### Your goal:
Without the pictures, output the lines of the material from the very first through the one that holds "146, 147, 147]".

### Source data:
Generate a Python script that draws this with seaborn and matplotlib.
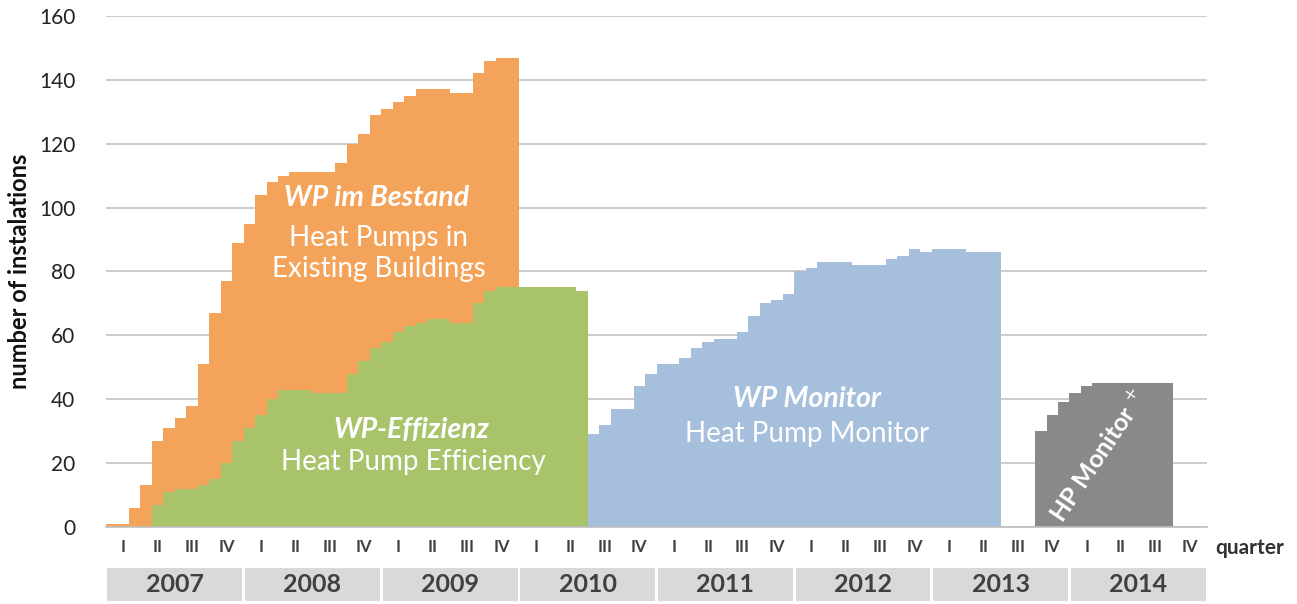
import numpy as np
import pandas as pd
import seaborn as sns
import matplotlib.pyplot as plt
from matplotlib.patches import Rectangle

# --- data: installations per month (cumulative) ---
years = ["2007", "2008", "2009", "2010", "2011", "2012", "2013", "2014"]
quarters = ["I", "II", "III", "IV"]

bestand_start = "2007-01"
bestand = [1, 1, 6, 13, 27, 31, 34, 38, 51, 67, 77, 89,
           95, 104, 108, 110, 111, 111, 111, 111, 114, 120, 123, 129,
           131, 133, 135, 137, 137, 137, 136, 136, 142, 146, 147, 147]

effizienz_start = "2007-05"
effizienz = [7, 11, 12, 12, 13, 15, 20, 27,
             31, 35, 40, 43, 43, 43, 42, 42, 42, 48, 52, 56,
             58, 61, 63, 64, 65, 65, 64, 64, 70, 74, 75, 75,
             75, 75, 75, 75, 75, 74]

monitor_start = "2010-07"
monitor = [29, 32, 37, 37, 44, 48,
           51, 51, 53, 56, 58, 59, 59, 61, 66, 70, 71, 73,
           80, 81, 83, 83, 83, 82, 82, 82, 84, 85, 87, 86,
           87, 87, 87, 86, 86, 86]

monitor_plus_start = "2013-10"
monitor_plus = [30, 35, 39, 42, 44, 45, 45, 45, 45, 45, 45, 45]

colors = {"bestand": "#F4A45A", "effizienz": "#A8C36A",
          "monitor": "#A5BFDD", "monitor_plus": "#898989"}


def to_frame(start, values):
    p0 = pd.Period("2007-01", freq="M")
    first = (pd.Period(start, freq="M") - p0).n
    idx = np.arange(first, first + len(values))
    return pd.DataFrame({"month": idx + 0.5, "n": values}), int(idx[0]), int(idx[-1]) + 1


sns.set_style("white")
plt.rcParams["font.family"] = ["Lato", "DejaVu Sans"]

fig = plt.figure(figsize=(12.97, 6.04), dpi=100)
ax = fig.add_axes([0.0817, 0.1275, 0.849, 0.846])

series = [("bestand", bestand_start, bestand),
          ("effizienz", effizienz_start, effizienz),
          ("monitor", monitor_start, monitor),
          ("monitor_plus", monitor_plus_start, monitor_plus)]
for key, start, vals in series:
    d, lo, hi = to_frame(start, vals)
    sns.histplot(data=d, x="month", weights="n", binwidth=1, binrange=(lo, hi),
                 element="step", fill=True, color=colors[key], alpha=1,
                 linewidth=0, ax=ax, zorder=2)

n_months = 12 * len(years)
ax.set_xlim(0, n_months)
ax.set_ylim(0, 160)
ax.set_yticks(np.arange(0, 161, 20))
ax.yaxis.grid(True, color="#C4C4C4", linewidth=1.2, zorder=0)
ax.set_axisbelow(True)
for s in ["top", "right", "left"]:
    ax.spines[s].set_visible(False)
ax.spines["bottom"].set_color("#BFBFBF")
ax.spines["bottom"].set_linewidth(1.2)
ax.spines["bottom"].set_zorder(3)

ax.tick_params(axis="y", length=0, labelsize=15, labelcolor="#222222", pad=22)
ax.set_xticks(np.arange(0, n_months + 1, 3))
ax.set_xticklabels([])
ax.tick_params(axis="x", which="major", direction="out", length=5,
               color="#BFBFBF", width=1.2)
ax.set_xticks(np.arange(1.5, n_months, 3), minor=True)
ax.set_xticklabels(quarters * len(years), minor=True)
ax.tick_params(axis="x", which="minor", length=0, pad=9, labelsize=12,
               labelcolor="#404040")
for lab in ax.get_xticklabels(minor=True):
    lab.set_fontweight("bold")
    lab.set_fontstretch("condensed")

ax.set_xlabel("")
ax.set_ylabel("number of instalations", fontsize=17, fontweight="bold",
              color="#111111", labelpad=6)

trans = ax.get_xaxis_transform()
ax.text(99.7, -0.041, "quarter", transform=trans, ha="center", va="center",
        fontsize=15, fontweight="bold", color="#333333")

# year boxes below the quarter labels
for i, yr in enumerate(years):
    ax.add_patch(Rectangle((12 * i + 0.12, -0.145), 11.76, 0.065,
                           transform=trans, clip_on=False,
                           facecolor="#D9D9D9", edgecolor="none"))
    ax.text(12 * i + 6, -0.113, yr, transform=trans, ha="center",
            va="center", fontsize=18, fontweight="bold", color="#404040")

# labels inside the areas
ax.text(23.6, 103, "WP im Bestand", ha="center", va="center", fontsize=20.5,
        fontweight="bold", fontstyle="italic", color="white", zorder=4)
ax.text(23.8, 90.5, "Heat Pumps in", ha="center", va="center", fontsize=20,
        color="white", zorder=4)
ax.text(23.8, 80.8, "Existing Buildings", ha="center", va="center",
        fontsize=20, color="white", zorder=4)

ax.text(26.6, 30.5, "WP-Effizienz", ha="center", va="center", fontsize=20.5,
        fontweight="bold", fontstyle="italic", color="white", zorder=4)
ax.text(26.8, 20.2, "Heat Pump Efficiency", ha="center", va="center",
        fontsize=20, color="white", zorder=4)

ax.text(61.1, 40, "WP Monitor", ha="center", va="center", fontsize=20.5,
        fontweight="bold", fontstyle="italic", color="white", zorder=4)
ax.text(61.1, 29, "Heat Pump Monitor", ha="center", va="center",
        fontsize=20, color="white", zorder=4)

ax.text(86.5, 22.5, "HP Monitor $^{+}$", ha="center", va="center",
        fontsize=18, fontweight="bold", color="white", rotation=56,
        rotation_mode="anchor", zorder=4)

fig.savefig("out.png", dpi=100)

### Worked solution:
Generate a Python script that draws this with seaborn and matplotlib.
import numpy as np
import pandas as pd
import seaborn as sns
import matplotlib.pyplot as plt
from matplotlib.patches import Rectangle

# --- data: installations per month (cumulative) ---
years = ["2007", "2008", "2009", "2010", "2011", "2012", "2013", "2014"]
quarters = ["I", "II", "III", "IV"]

bestand_start = "2007-01"
bestand = [1, 1, 6, 13, 27, 31, 34, 38, 51, 67, 77, 89,
           95, 104, 108, 110, 111, 111, 111, 111, 114, 120, 123, 129,
           131, 133, 135, 137, 137, 137, 136, 136, 142, 146, 147, 147]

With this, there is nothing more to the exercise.